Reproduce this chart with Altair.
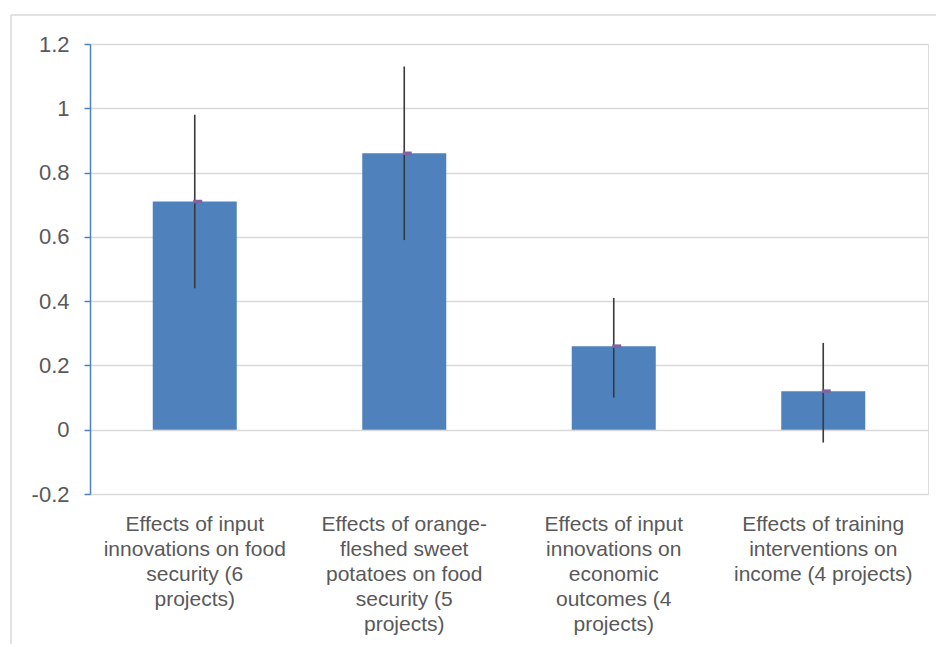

***

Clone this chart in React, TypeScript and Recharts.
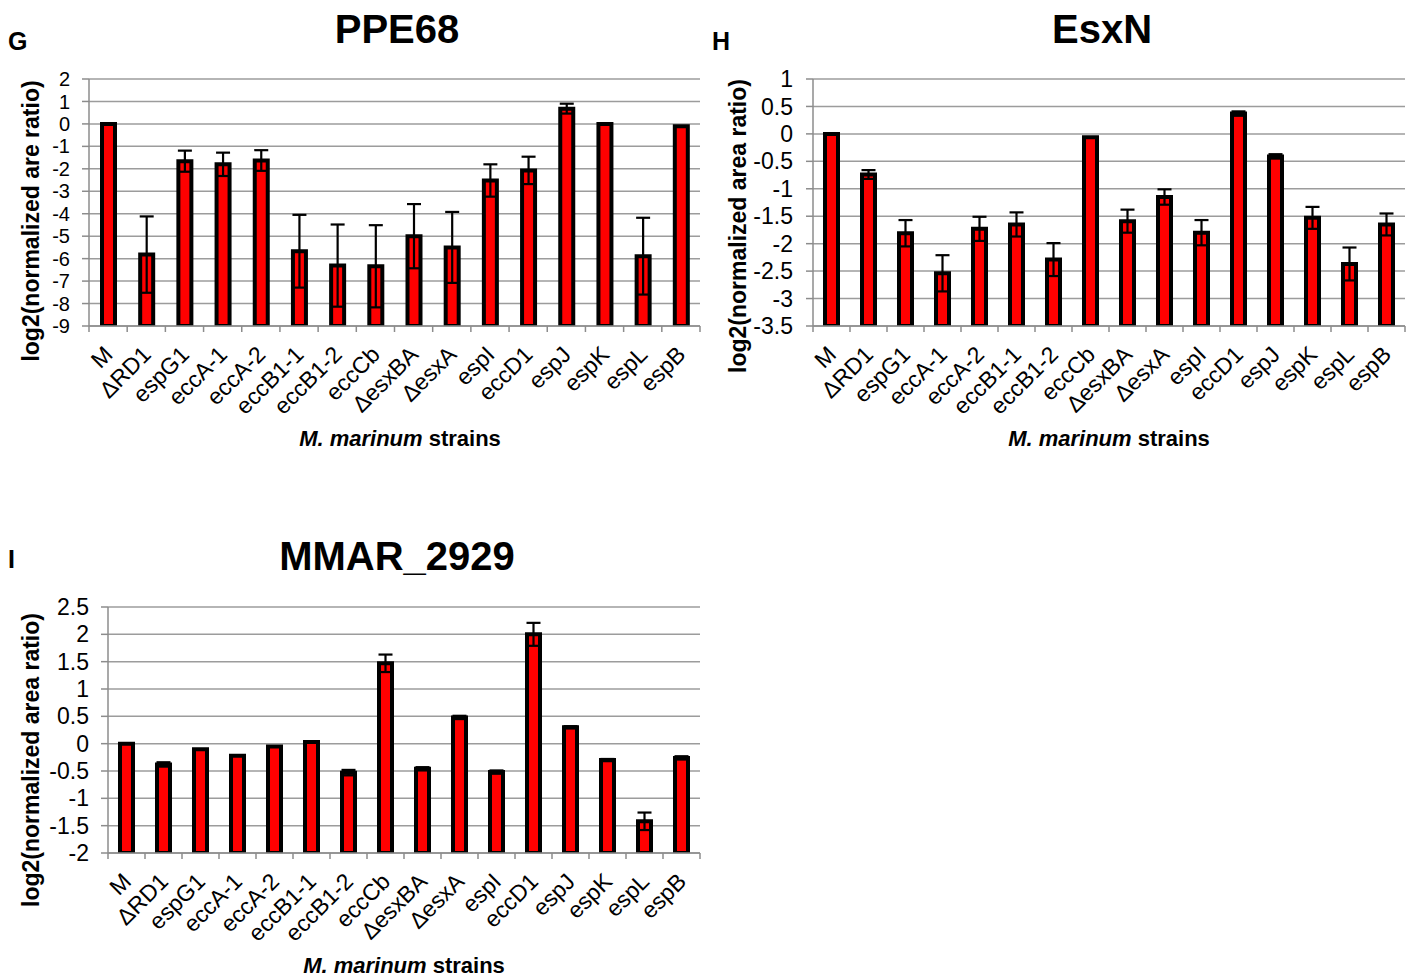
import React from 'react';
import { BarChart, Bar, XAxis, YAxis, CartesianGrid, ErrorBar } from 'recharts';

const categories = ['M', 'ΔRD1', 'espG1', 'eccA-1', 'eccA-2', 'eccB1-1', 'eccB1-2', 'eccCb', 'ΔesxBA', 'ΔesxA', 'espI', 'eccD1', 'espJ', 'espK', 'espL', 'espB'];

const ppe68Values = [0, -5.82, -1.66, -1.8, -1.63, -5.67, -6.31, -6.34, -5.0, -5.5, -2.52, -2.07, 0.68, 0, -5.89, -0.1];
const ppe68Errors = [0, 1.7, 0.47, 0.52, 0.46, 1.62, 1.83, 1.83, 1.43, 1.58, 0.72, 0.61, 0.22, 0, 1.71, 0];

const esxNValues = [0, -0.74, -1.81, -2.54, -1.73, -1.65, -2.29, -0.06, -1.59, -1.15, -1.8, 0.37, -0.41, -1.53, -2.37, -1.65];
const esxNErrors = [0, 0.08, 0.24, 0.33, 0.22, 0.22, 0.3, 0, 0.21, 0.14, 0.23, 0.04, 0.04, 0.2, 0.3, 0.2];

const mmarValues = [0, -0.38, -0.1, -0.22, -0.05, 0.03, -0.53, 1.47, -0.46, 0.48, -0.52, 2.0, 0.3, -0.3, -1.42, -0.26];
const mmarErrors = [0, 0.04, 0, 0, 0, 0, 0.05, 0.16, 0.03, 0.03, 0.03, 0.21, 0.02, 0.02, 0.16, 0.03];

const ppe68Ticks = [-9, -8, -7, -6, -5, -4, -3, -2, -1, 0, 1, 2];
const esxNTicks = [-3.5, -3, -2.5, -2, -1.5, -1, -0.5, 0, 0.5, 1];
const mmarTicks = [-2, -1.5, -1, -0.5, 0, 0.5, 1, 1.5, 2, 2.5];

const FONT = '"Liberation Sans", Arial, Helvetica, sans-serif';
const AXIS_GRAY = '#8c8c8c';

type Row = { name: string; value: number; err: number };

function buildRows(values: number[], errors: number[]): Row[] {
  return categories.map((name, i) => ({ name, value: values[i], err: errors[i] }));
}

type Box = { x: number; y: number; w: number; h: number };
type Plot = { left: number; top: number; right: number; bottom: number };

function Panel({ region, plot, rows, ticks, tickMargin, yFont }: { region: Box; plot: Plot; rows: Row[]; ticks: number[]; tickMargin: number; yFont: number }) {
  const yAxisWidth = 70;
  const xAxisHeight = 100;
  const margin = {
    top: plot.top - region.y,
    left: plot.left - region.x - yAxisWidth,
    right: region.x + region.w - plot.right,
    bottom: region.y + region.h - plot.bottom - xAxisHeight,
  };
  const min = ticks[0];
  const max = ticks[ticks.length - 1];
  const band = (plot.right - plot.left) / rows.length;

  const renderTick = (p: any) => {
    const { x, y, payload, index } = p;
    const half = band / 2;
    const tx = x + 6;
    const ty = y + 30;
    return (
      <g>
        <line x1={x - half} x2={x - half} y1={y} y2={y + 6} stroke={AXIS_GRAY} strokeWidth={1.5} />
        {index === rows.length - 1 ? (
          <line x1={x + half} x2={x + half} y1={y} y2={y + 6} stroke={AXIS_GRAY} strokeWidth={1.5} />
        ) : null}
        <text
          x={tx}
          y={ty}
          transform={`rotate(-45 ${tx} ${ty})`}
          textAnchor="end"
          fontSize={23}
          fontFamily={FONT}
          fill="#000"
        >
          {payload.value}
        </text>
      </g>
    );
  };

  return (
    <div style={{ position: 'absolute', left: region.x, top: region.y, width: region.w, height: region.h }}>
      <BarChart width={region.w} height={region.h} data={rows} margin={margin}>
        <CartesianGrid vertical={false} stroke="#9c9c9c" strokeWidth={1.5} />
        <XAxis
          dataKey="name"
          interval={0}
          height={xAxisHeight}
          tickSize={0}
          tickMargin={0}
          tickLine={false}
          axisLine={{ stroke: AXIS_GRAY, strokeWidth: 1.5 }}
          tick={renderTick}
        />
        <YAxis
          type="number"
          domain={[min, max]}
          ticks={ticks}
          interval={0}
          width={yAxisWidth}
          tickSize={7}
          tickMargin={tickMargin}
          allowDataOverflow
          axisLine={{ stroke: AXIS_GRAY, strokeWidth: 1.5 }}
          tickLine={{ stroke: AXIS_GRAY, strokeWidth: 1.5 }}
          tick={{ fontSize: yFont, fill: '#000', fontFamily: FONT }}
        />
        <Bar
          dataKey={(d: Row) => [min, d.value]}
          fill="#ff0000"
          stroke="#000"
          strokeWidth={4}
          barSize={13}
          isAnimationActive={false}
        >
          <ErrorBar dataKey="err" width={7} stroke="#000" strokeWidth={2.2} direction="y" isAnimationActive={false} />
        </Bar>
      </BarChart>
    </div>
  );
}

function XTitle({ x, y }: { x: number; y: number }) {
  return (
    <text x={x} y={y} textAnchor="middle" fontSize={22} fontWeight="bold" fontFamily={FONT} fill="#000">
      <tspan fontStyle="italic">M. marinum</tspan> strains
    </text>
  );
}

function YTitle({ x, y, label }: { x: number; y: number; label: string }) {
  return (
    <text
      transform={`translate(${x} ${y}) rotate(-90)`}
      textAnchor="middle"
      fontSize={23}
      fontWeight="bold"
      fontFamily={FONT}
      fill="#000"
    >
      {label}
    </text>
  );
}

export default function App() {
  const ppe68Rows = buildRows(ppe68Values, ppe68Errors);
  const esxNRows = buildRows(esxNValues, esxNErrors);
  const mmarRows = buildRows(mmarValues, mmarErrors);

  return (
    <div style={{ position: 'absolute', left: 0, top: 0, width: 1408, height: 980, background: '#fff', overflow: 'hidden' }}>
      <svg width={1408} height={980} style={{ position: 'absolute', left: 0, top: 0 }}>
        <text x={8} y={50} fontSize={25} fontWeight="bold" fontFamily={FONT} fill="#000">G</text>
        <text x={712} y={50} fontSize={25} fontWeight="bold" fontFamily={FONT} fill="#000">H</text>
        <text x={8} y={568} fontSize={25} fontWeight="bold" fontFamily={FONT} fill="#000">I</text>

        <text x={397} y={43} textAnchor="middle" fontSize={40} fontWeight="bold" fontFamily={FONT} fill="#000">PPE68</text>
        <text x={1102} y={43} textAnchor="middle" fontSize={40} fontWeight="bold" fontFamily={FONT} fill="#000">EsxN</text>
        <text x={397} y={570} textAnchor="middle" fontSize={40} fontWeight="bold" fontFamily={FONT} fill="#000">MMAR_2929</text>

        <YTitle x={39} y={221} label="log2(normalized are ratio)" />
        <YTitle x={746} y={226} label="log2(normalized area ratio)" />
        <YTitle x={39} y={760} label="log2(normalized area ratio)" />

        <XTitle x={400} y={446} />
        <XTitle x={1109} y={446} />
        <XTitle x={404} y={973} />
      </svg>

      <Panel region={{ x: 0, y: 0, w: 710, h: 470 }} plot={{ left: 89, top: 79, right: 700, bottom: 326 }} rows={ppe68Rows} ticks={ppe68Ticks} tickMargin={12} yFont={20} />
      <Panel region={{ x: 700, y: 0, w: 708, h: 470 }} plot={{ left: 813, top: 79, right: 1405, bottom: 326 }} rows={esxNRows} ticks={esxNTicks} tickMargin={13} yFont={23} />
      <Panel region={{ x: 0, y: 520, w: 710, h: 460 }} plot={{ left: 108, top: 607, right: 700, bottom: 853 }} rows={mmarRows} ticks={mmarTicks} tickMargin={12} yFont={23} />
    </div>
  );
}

***

WHAT THE TASK ASKS:
Repeat exactly, and only, the lines from the one containing "Clone this chart" through the one containing "0, 1.71, 0];", both included, without the pictures.

EXERCISE OUTPUT:
Clone this chart in React, TypeScript and Recharts.
import React from 'react';
import { BarChart, Bar, XAxis, YAxis, CartesianGrid, ErrorBar } from 'recharts';

const categories = ['M', 'ΔRD1', 'espG1', 'eccA-1', 'eccA-2', 'eccB1-1', 'eccB1-2', 'eccCb', 'ΔesxBA', 'ΔesxA', 'espI', 'eccD1', 'espJ', 'espK', 'espL', 'espB'];

const ppe68Values = [0, -5.82, -1.66, -1.8, -1.63, -5.67, -6.31, -6.34, -5.0, -5.5, -2.52, -2.07, 0.68, 0, -5.89, -0.1];
const ppe68Errors = [0, 1.7, 0.47, 0.52, 0.46, 1.62, 1.83, 1.83, 1.43, 1.58, 0.72, 0.61, 0.22, 0, 1.71, 0];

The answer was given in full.